Instruction:
Lines containing the word "with" are to be located and copied.

Data supplied:
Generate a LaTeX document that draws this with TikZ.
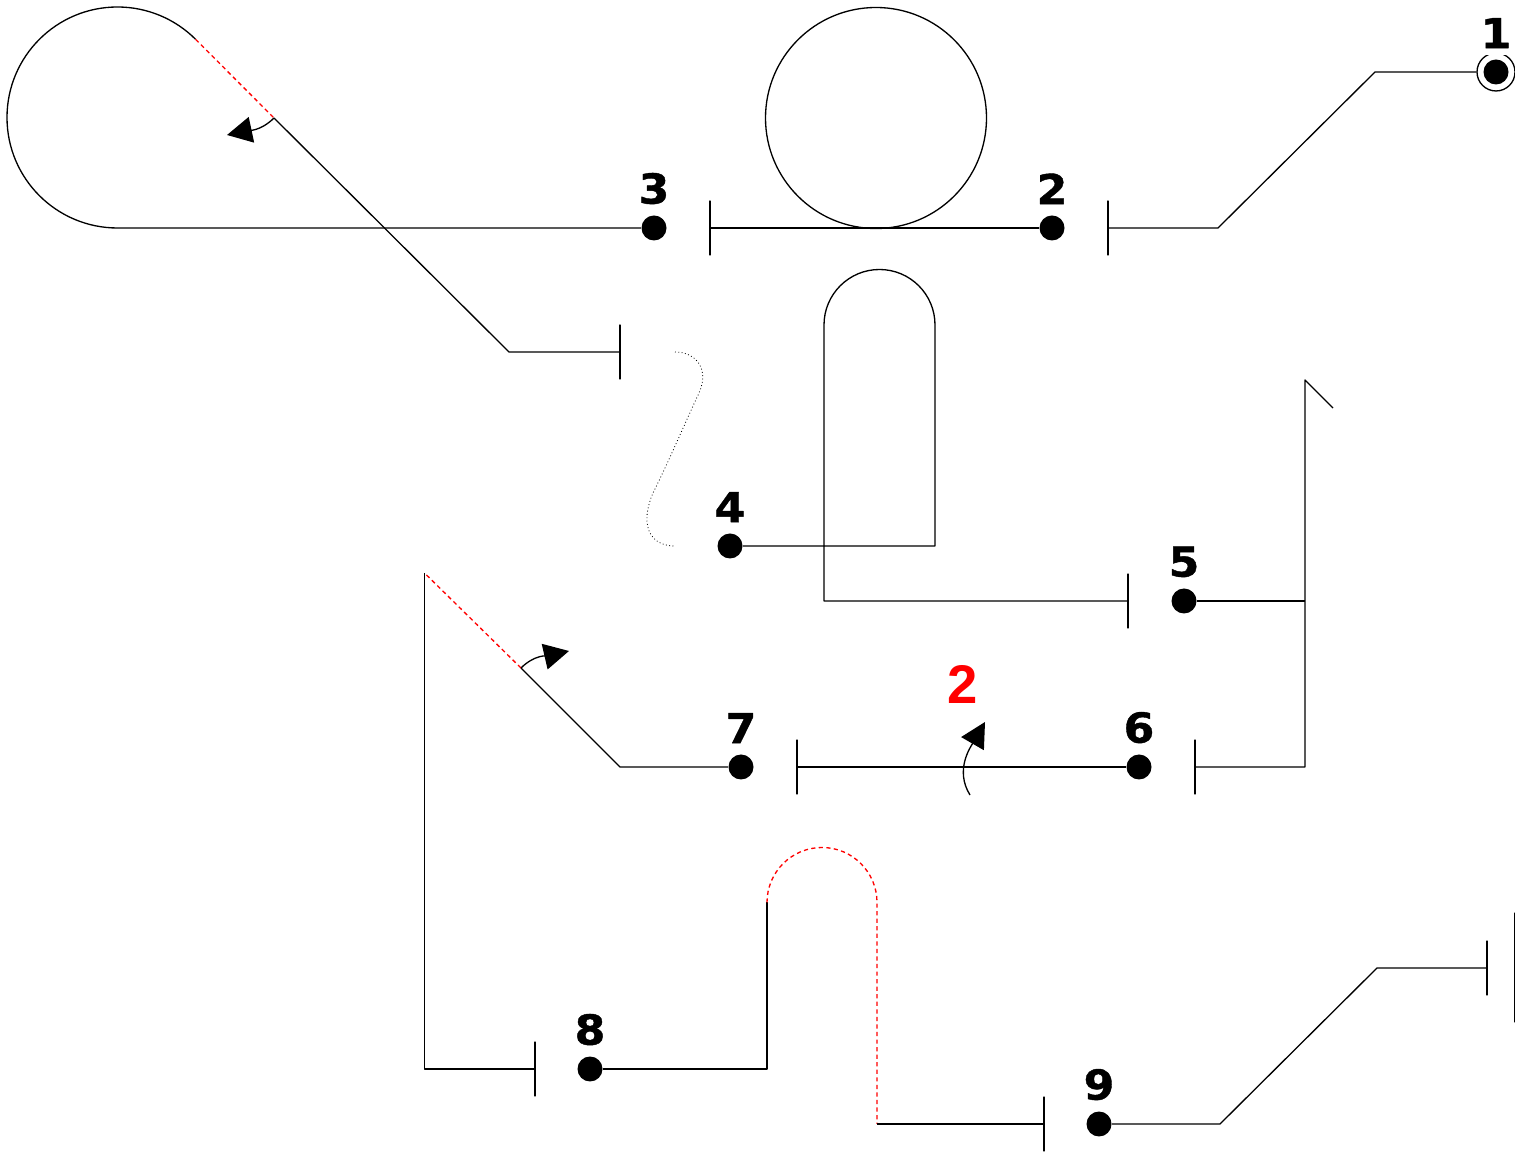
\documentclass[tikz,border=0pt]{standalone}
\usepackage{fontspec}
\usetikzlibrary{arrows.meta}
\newfontfamily\numfont[FakeBold=1,FakeStretch=1.07]{DejaVu Sans Bold}
\newfontfamily\markfont{Liberation Sans}
\begin{document}
\begin{tikzpicture}[x=.02cm,y=.02cm,line join=round,line width=.75pt,
		dot/.style={circle,fill=black,inner sep=0pt,minimum size=.5cm},
		bus/.style={draw,inner sep=0pt,minimum width=0pt,minimum height=1.08cm},
		num/.style={inner sep=0pt,font=\numfont\fontsize{23.5}{23.5}\selectfont},
		redline/.style={red,dash pattern=on 2.4pt off 1.9pt},
		turn/.style={-{Triangle[length=.5cm,width=.52cm]}}]
	\useasboundingbox (0,0) rectangle (1515,1153);
	% Thanh cai va diem
	\node[circle,draw,inner sep=0pt,minimum size=.76cm] (ring) at (1496,1081) {};
	\foreach \i/\x/\y in {2/1052/925,3/654/925,4/730/607,5/1184/552,6/1139/386,7/741/386,8/590/84,9/1099/29}
		\node[dot,label={[num,label distance=.2cm]above:\i}] (d\i) at (\x,\y) {};
	\node[dot,label={[num,fill=white,inner ysep=.14cm,label distance=.06cm]above:1}] (d1) at (1496,1081) {};
	\foreach \i/\x/\y in {b2/1108/925,b3/710/925,b4/620/801,b5/1128/552,b6/1195/386,b7/797/386,b8/535/84,b9/1044/29,b10/1487/185}
		\node[bus] (\i) at (\x,\y) {};
	\node[bus,minimum height=2.18cm] (b11) at (1515,185.5) {};
	% Diem gay
	\coordinate (k1) at (1375,1081); \coordinate (k2) at (1218,925);
	\coordinate (k3) at (117.5,925); \coordinate (k4) at (274,1035);
	\coordinate (k5) at (509,801); \coordinate (k6) at (935,607);
	\coordinate (k7) at (935,828); \coordinate (k8) at (824,552);
	\coordinate (k9) at (1305,552); \coordinate (k10) at (1305,773);
	\coordinate (k11) at (1333,745); \coordinate (k12) at (1305,386);
	\coordinate (k13) at (620,386); \coordinate (k14) at (521,485);
	\coordinate (k15) at (424.5,580); \coordinate (k16) at (424.5,84);
	\coordinate (k17) at (767,84); \coordinate (k18) at (767,250.5);
	\coordinate (k19) at (877,29); \coordinate (k20) at (1220,29);
	\coordinate (k21) at (1377,185);
	\coordinate (s1) at (675,801); \coordinate (s2) at (675,607);
	% Duong day
	\draw (ring) -- (k1) -- (k2) -- (b2);
	\draw (d2) -- (b3);
	\draw (876,1035) circle (110.5);
	\draw (d3) -- (k3) arc (-90:-315:110.5) coordinate (k3b);
	\draw[redline] (k3b) -- (k4);
	\draw (k4) -- (k5) -- (b4);
	\draw[dash pattern=on .5pt off 1.4pt,line width=.45pt] (s1) .. controls (695,801) and (710,785) .. (699,760) .. controls (685,730) and (668,690) .. (653,660) .. controls (640,630) and (648,607) .. (s2);
	\draw (d4) -- (k6) -- (k7) arc (0:180:55.5) -- (k8) -- (b5);
	\draw (d5) -- (k9);
	\draw (k11) -- (k10) -- (k12) -- (b6);
	\draw (d6) -- (b7);
	\draw (d7) -- (k13) -- (k14);
	\draw[redline] (k14) -- (k15);
	\draw (k15) -- (k16) -- (b8);
	\draw (d8) -- (k17) -- (k18);
	\draw[redline] (k18) arc (180:0:55) -- (k19);
	\draw (k19) -- (b9);
	\draw (d9) -- (k20) -- (k21) -- (b10);
	% Mui ten
	\coordinate (t1) at (227,1018); \coordinate (t2) at (569,502);
	\coordinate (t3a) at (970,358); \coordinate (t3) at (985,431);
	\draw[turn] (k4) to[out=-135,in=12] (t1);
	\draw[turn] (k14) to[out=45,in=-167] (t2);
	\draw[turn] (t3a) to[out=122,in=-120] (t3);
	\node[red,inner sep=0pt,font=\markfont\bfseries\fontsize{31}{31}\selectfont] (mark) at (963,469) {2};
\end{tikzpicture}
\end{document}
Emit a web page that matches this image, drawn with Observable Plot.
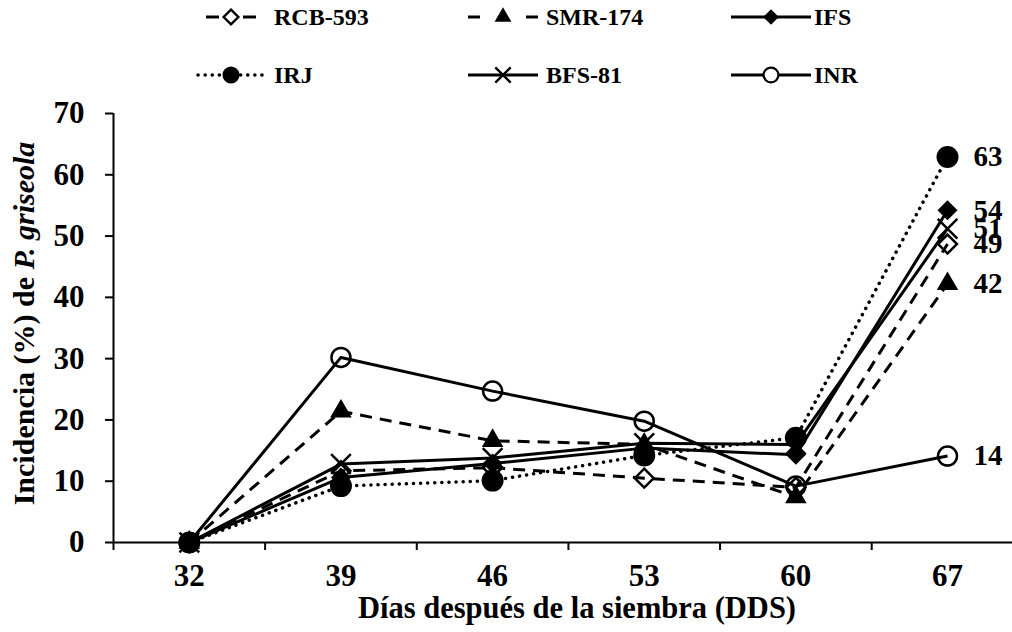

Reply:
Generate a LaTeX document that draws this with TikZ.
Emit a web page that matches this image, drawn with Observable Plot.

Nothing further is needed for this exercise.